Is Cyber War Inevitable?
PC Magazine|September 2019
Nation-states around the globe are well aware that their foes are one extended power outage, ransomware crisis, or data dump away from chaos.
Chloe Albanesius

What’s your daily routine? Perhaps you roll over and scroll through your phone for a few minutes, ask Alexa for the weather, fire up satellite radio on your drive to work or use a credit card to purchase a train ticket, swipe a keycard at the office, and sign into a PC at your desk. You pay for lunch with Apple Pay, keep tabs on your home and pets via a security cam, and buy a few things on Amazon. At home, the kids watch Netflix or play Fortnite as a robot vacuum whirs nearby and you pay bills with a few taps on the iPad.
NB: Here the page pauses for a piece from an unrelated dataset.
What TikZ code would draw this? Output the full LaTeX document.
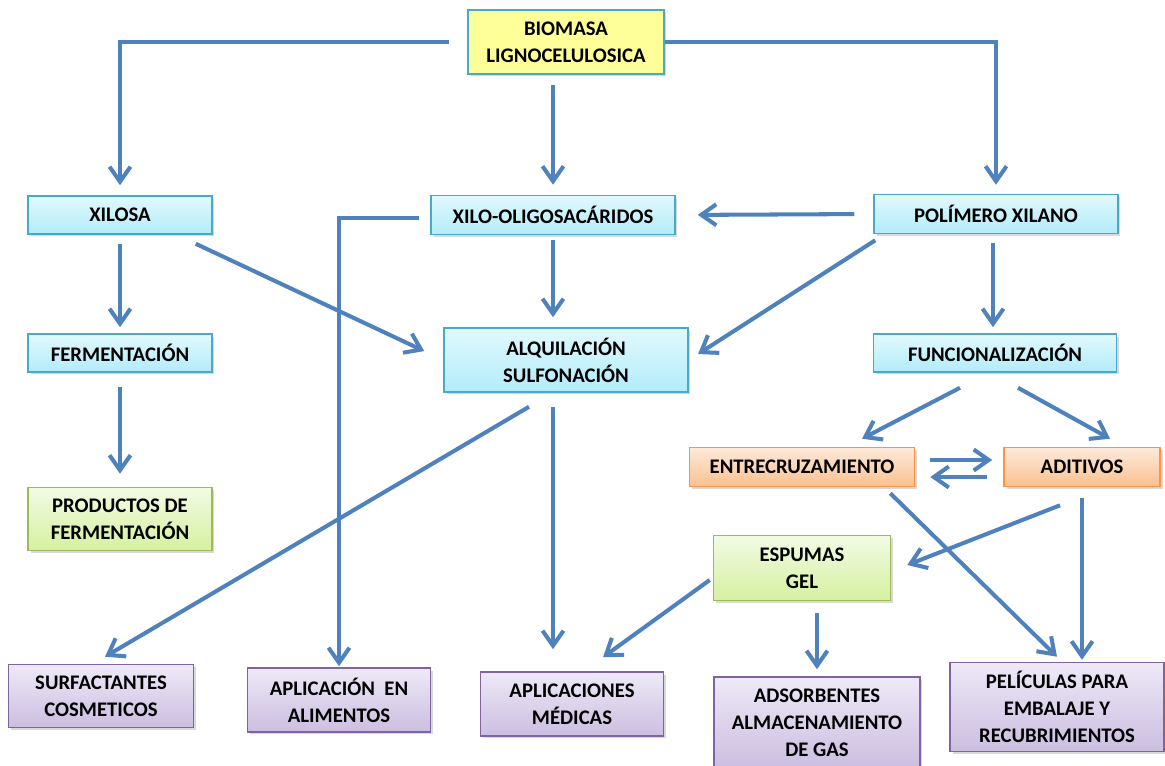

Most of us remember a time before these modern creature comforts. We made do with paper books, physical maps, landlines, and snail mail. N ow, it’s all but impossible to live a productive life without access to the internet, not to mention more vital resources such as electricity.

If any of these services were to go offline—briefly or for a long time—it could seriously disrupt our way of life and the economy, and our foreign adversaries know it. But it works both ways; every country with formidable cyber weapons is well aware that their foes are one extended power outage, ransomware crisis, or data dump away from chaos. Many, including the US, have already wormed their way deep into the critical infrastructure of their foreign adversaries. Russia has turned off the lights in Ukraine, the joint US-Israel Stuxnet operation messed with an Iranian nuclear facility, and North Korea crippled operations at Sony Pictures.

Still, nation-states have not yet approved the sort of attack that might signal the start of a formal cyberwar, in large part because a retaliatory strike could be worse. US policy changes at the top, however, suggest that might soon change.

THE BRAKES ARE OFF

In summer 2018, President Trump quietly reversed the Obama-era Presidential Policy Directive 20 (PPD-20). This wonky-sounding directive’s demise gave the US government the authority to unleash on its enemies some of the most powerful cyber weapons at its disposal. As National Security Director John Bolton put it at the time, “Our hands are not tied as they were in the Obama administration.”

What this means exactly is classified. Even members of Congress aren’t entirely sure what Trump’s approach— dubbed National Security Presidential Memorandum 13 (NSPM 13)—actually allows the US government to do, and they’re not happy about it.

In theory, NSPM 13 cuts the red tape. It “frees the military to engage, without a lengthy approval process, in actions that fall below the ‘use of force’ or a level that would cause death, destruction or significant economic impacts,” according to The Washington Post, which cited anonymous individuals familiar with the policy.

The US is not rushing to turn the lights off in China or Iran, according to Bolton. He says NSPM 13 is “in our national interest—not because we want more offensive operations in cyberspace, but precisely to create the structures of deterrence that will demonstrate to adversaries that the cost of their engaging in operations against us is higher than they want to bear.”

US Cyber Command is ready to get cracking. “We cede our freedom of action with lengthy approval processes,” the agency said in April 2018. “Our adversaries maneuver deep into our networks, forcing the US government into a reactive mode after intrusions and attacks that cost us greatly and provide them with high returns.”

According to Bolton, NSPM 13 was used to target Russia’s Internet Research Agency (IRA) ahead of the 2018 midterms. More recently, The New York Times reports that the US has placed “potentially crippling malware” inside the Russian electric grid. This was intended both to send a message and to prepare for a strike should it be necessary, though that used authority granted in the defense authorization bill, not NSPM 13.

The US is no stranger to clandestine operations, particularly in cyberspace. The Stuxnet malware that hit Iran’s Natanz nuclear facility was reportedly part of a much larger effort known as Nitro Zeus (NZ), which anonymous National Security Agency (NSA) officials described as a “science-fiction cyberwar scenario.”

NZ infiltrated Iran’s command-and-control systems, military air defense systems, and civilian support systems, including power grids, transportation, communications, and financial systems, as filmmaker Alex Gibney outlined in his Zero Days documentary about Stuxnet.

“We were inside waiting, watching, ready to disrupt, degrade, and destroy those systems with cyber attacks,” officials told Gibney. “And in comparison, Stuxnet was a back-alley operation. NZ was the plan for a full-scale cyber war with no attribution.”

STATE-SPONSORED ACTORS

NZ was reportedly a last resort—a way for the US to stop Iran in its tracks if it attacked Israel and started a real war. But it begs the question: What do our adversaries have planned for us?

The biggest threats are the usual suspects—China, Russia, Iran, and North Korea—and their goal is “to steal information, to influence our citizens, or to disrupt critical infrastructure,” the former Director of National Intelligence, Dan Coats, said in a January report to Congress.